- **GOAL**
Copy out lines with the word "page" from the material that follows.

- **MATERIAL**
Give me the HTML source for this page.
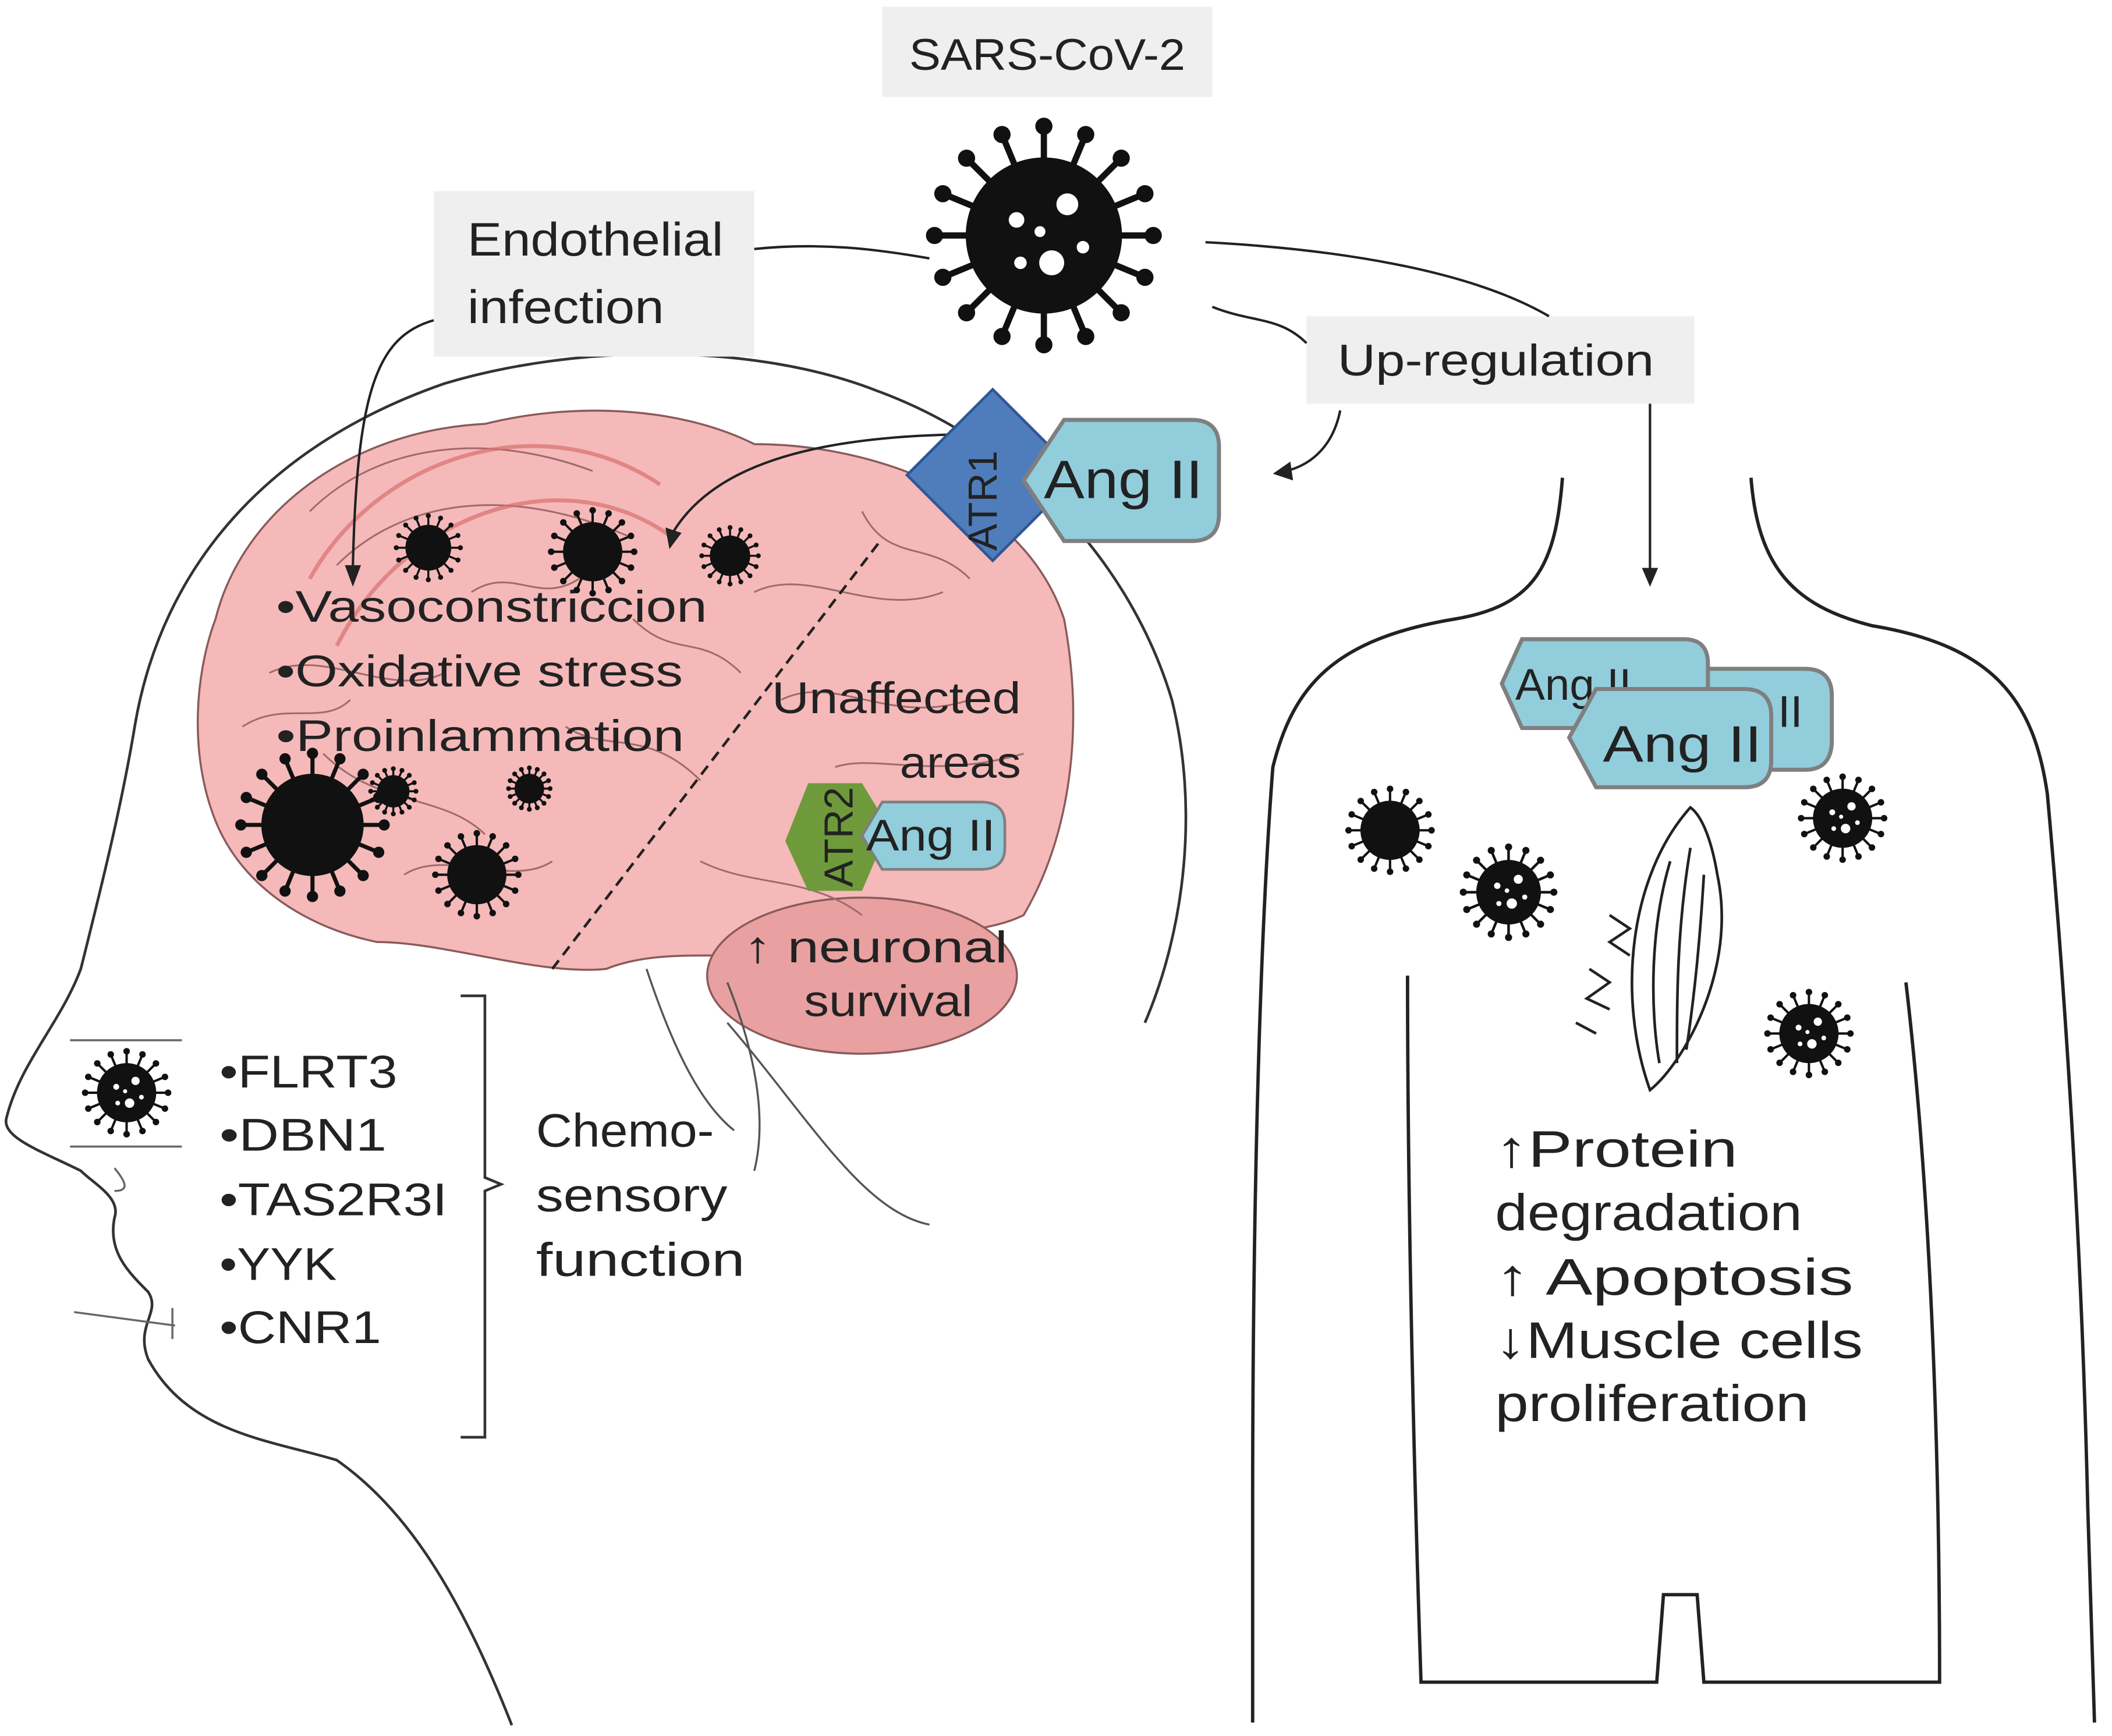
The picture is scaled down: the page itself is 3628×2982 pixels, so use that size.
<!DOCTYPE html>
<html><head><meta charset="utf-8">
<style>
html,body{margin:0;padding:0;background:#fff;}
svg{display:block;}
text{font-family:"Liberation Sans","DejaVu Sans",sans-serif;fill:#222;}
</style></head>
<body>
<svg id="fig" width="3628" height="2982" viewBox="0 0 1568 1290" preserveAspectRatio="none" xmlns="http://www.w3.org/2000/svg">
<rect width="1568" height="1290" fill="#fff"/>
<path d="M380,1282 C340,1180 300,1120 250,1085 C200,1070 140,1065 110,1010 C100,985 120,975 110,960 C95,945 80,930 85,905 C90,890 70,880 60,870 C30,855 0,845 5,830 C15,790 45,760 60,720 C75,660 90,600 100,540 C120,420 200,330 330,285 C430,255 560,255 650,290 C760,330 840,420 870,520 C890,600 880,690 850,760" fill="none" stroke="#333" stroke-width="2"/>
<path d="M540,760 C600,830 640,900 690,910 M480,720 C500,780 520,820 545,840" fill="none" stroke="#555" stroke-width="1.5"/>
<path d="M52,852 L135,852 M52,773 L135,773 M85,868 C95,880 95,885 85,885 M55,975 L130,985 M128,972 L128,995" fill="none" stroke="#666" stroke-width="1.5"/>
<path d="M160,460 C180,380 260,320 360,315 C420,300 500,300 560,330 C650,330 760,370 790,460 C805,540 795,620 760,680 C720,700 650,690 600,700 C560,720 500,700 450,720 C400,725 330,700 280,700 C230,690 180,660 160,610 C140,560 145,500 160,460Z" fill="#f5b9b9" stroke="#8a5a5a" stroke-width="1.5"/>
<ellipse cx="640" cy="725" rx="115" ry="58" fill="#e8a0a0" stroke="#8a5a5a" stroke-width="1.5"/>
<path d="M230,380 C280,330 360,320 440,350 M250,420 C300,370 380,360 470,400 M200,500 C240,480 290,520 330,500 M240,560 C280,600 330,590 360,620 M420,540 C450,560 480,540 520,580 M560,440 C600,420 650,460 700,440 M580,520 C620,500 660,540 720,520 M520,640 C560,660 600,650 640,680 M300,650 C330,630 380,660 410,640 M470,460 C500,490 520,470 550,500 M640,380 C660,420 690,400 720,430 M180,540 C210,520 240,540 260,520 M620,570 C650,560 690,580 760,560 M350,440 C380,420 400,450 430,430" fill="none" stroke="#a06a6a" stroke-width="1.3"/>
<path d="M230,430 C280,340 400,300 490,360 M250,480 C300,380 420,340 500,400" fill="none" stroke="#d9706f" stroke-width="3" opacity="0.7"/>
<line x1="410" y1="720" x2="655" y2="400" stroke="#222" stroke-width="2" stroke-dasharray="8,5"/>
<path d="M540,730 C560,780 570,830 560,870" fill="none" stroke="#555" stroke-width="1.5"/>
<rect x="655" y="5" width="245" height="67" fill="#efefef"/>
<text x="675" y="52" font-size="33" textLength="205" lengthAdjust="spacingAndGlyphs">SARS-CoV-2</text>
<rect x="322" y="142" width="238" height="123" fill="#efefef"/>
<text x="347" y="190" font-size="35" textLength="190" lengthAdjust="spacingAndGlyphs">Endothelial</text>
<text x="347" y="240" font-size="35" textLength="146" lengthAdjust="spacingAndGlyphs">infection</text>
<rect x="970" y="235" width="288" height="65" fill="#efefef"/>
<text x="993" y="279" font-size="33" textLength="235" lengthAdjust="spacingAndGlyphs">Up-regulation</text>
<g fill="none" stroke="#222" stroke-width="1.8">
<path d="M560,185 C610,180 650,185 690,192"/>
<path d="M322,238 C280,250 265,290 262,420"/>
<path d="M895,180 C990,185 1090,200 1150,235"/>
<path d="M900,228 C930,240 950,235 970,255"/>
<path d="M995,305 C990,330 975,345 955,350"/>
<path d="M770,323 C650,320 540,330 500,395"/>
<path d="M1225,300 L1225,425"/>
</g>
<g fill="#222">
<path d="M256,420 L268,420 L262,436Z"/>
<path d="M494,392 L506,396 L497,408Z"/>
<path d="M958,343 L960,357 L945,352Z"/>
<path d="M1219,422 L1231,422 L1225,436Z"/>
</g>
<rect x="692" y="308" width="90" height="90" transform="rotate(45 737 353)" fill="#4f7dbb" stroke="#2f5597" stroke-width="2"/>
<text x="748" y="372" font-size="30" transform="rotate(-90 748 372)" text-anchor="middle" dy="-8">ATR1</text>
<path d="M790,312 L885,312 Q905,312 905,332 L905,382 Q905,402 885,402 L790,402 L760,357Z" fill="#92cddc" stroke="#7f7f7f" stroke-width="3"/>
<text x="775" y="370" font-size="40" textLength="118" lengthAdjust="spacingAndGlyphs">Ang II</text>
<g font-size="33">
<text x="205" y="462" textLength="320" lengthAdjust="spacingAndGlyphs">•Vasoconstriccion</text>
<text x="205" y="510" textLength="302" lengthAdjust="spacingAndGlyphs">•Oxidative stress</text>
<text x="205" y="558" textLength="303" lengthAdjust="spacingAndGlyphs">•Proinlammation</text>
</g>
<text x="573" y="530" font-size="33" textLength="185" lengthAdjust="spacingAndGlyphs">Unaffected</text>
<text x="668" y="578" font-size="33" textLength="90" lengthAdjust="spacingAndGlyphs">areas</text>
<path d="M600,582 L640,582 L660,615 L640,662 L600,662 L583,625Z" fill="#6f9a3b"/>
<text x="633" y="622" font-size="30" transform="rotate(-90 633 622)" text-anchor="middle">ATR2</text>
<path d="M655,596 L728,596 Q746,596 746,612 L746,630 Q746,646 728,646 L655,646 L640,621Z" fill="#92cddc" stroke="#7f7f7f" stroke-width="2"/>
<text x="643" y="632" font-size="33" textLength="96" lengthAdjust="spacingAndGlyphs">Ang II</text>
<text x="552" y="715" font-size="33" textLength="196" lengthAdjust="spacingAndGlyphs">↑ neuronal</text>
<text x="597" y="755" font-size="33" textLength="125" lengthAdjust="spacingAndGlyphs">survival</text>
<g font-size="34">
<text x="163" y="808" textLength="132" lengthAdjust="spacingAndGlyphs">•FLRT3</text>
<text x="163" y="855" textLength="124" lengthAdjust="spacingAndGlyphs">•DBN1</text>
<text x="163" y="903" textLength="169" lengthAdjust="spacingAndGlyphs">•TAS2R3I</text>
<text x="163" y="951" textLength="87" lengthAdjust="spacingAndGlyphs">•YYK</text>
<text x="163" y="998" textLength="120" lengthAdjust="spacingAndGlyphs">•CNR1</text>
</g>
<path d="M342,740 L360,740 L360,875 L372,880 L360,885 L360,1068 L342,1068" fill="none" stroke="#333" stroke-width="2"/>
<g font-size="35">
<text x="398" y="852" textLength="132" lengthAdjust="spacingAndGlyphs">Chemo-</text>
<text x="398" y="900" textLength="142" lengthAdjust="spacingAndGlyphs">sensory</text>
<text x="398" y="948" textLength="155" lengthAdjust="spacingAndGlyphs">function</text>
</g>
<path d="M1160,355 C1155,420 1140,450 1080,460 C990,475 960,510 945,570 C935,700 930,900 930,1120 L930,1280 M1300,355 C1305,420 1330,450 1390,465 C1480,480 1510,520 1520,590 C1530,700 1545,900 1550,1120 L1555,1280 M1045,725 C1045,900 1050,1100 1055,1250 L1230,1250 L1235,1185 L1260,1185 L1265,1250 L1440,1250 C1440,1100 1435,900 1415,730" fill="none" stroke="#222" stroke-width="2.5"/>
<g>
<path d="M1210,497 L1340,497 Q1360,497 1360,517 L1360,550 Q1360,572 1340,572 L1210,572 L1195,535Z" fill="#92cddc" stroke="#7f7f7f" stroke-width="3"/>
<text x="1320" y="540" font-size="33">II</text>
<path d="M1130,475 L1250,475 Q1268,475 1268,493 L1268,523 Q1268,541 1250,541 L1130,541 L1115,508Z" fill="#92cddc" stroke="#7f7f7f" stroke-width="3"/>
<text x="1125" y="520" font-size="33">Ang II</text>
<path d="M1185,512 L1295,512 Q1315,512 1315,532 L1315,565 Q1315,585 1295,585 L1185,585 L1165,548Z" fill="#92cddc" stroke="#7f7f7f" stroke-width="3"/>
<text x="1190" y="566" font-size="38" textLength="118" lengthAdjust="spacingAndGlyphs">Ang II</text>
</g>
<g fill="none" stroke="#222" stroke-width="2">
<path d="M1255,600 C1210,650 1200,740 1225,810 C1250,790 1290,720 1275,650 C1270,620 1262,605 1255,600Z"/>
<path d="M1240,640 C1225,690 1225,750 1232,790 M1255,630 C1245,690 1245,740 1245,790 M1265,650 C1262,700 1258,740 1252,780"/>
<path d="M1195,680 L1210,690 L1195,700 L1210,710 M1180,720 L1195,730 L1178,742 L1195,750 M1170,760 L1185,768"/>
</g>
<g font-size="38">
<text x="1110" y="867" textLength="180" lengthAdjust="spacingAndGlyphs">↑Protein</text>
<text x="1110" y="914" textLength="228" lengthAdjust="spacingAndGlyphs">degradation</text>
<text x="1110" y="962" textLength="266" lengthAdjust="spacingAndGlyphs">↑ Apoptosis</text>
<text x="1110" y="1009" textLength="273" lengthAdjust="spacingAndGlyphs">↓Muscle cells</text>
<text x="1110" y="1056" textLength="233" lengthAdjust="spacingAndGlyphs">proliferation</text>
</g>
<g id="viruses"></g>
</svg>
<script>
const NS='http://www.w3.org/2000/svg';
const g=document.getElementById('viruses');
const viruses=[[775,175,58,1],[318,407,17,0],[440,410,22,0],[542,413,15,0],[232,613,38,0],[292,588,12,0],[393,586,11,0],[354,650,22,0],[94,812,22,1],[1032,617,22,0],[1120,663,24,1],[1368,608,22,1],[1343,768,22,1]];
viruses.forEach(v=>{
  const [cx,cy,r,d]=v;
  const grp=document.createElementNS(NS,'g');
  
  
  const n=16;
  for(let i=0;i<n;i++){
    const a=i/n*Math.PI*2;
    const l=document.createElementNS(NS,'line');
    l.setAttribute('x1',cx);l.setAttribute('y1',cy);
    l.setAttribute('x2',cx+Math.cos(a)*r*1.35);l.setAttribute('y2',cy+Math.sin(a)*r*1.35);
    l.setAttribute('stroke','#111');l.setAttribute('stroke-width',Math.max(1.5,r*0.08));
    grp.appendChild(l);
    const k=document.createElementNS(NS,'circle');
    k.setAttribute('cx',cx+Math.cos(a)*r*1.4);k.setAttribute('cy',cy+Math.sin(a)*r*1.4);
    k.setAttribute('r',Math.max(1.8,r*0.11));k.setAttribute('fill','#111');
    grp.appendChild(k);
  }
  const c=document.createElementNS(NS,'circle');
  c.setAttribute('cx',cx);c.setAttribute('cy',cy);c.setAttribute('r',r);c.setAttribute('fill','#111');
  grp.appendChild(c);
  if(d){
    [[0.3,-0.4,0.14],[-0.35,-0.2,0.1],[0.1,0.35,0.16],[-0.3,0.35,0.08],[0.5,0.15,0.08],[-0.05,-0.05,0.07]].forEach(p=>{
      const s=document.createElementNS(NS,'circle');
      s.setAttribute('cx',cx+p[0]*r);s.setAttribute('cy',cy+p[1]*r);s.setAttribute('r',p[2]*r);s.setAttribute('fill','#fff');
      grp.appendChild(s);
    });
  }
  g.appendChild(grp);
});
</script>
</body></html>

- **CORRECT OUTPUT**
Give me the HTML source for this page.
The picture is scaled down: the page itself is 3628×2982 pixels, so use that size.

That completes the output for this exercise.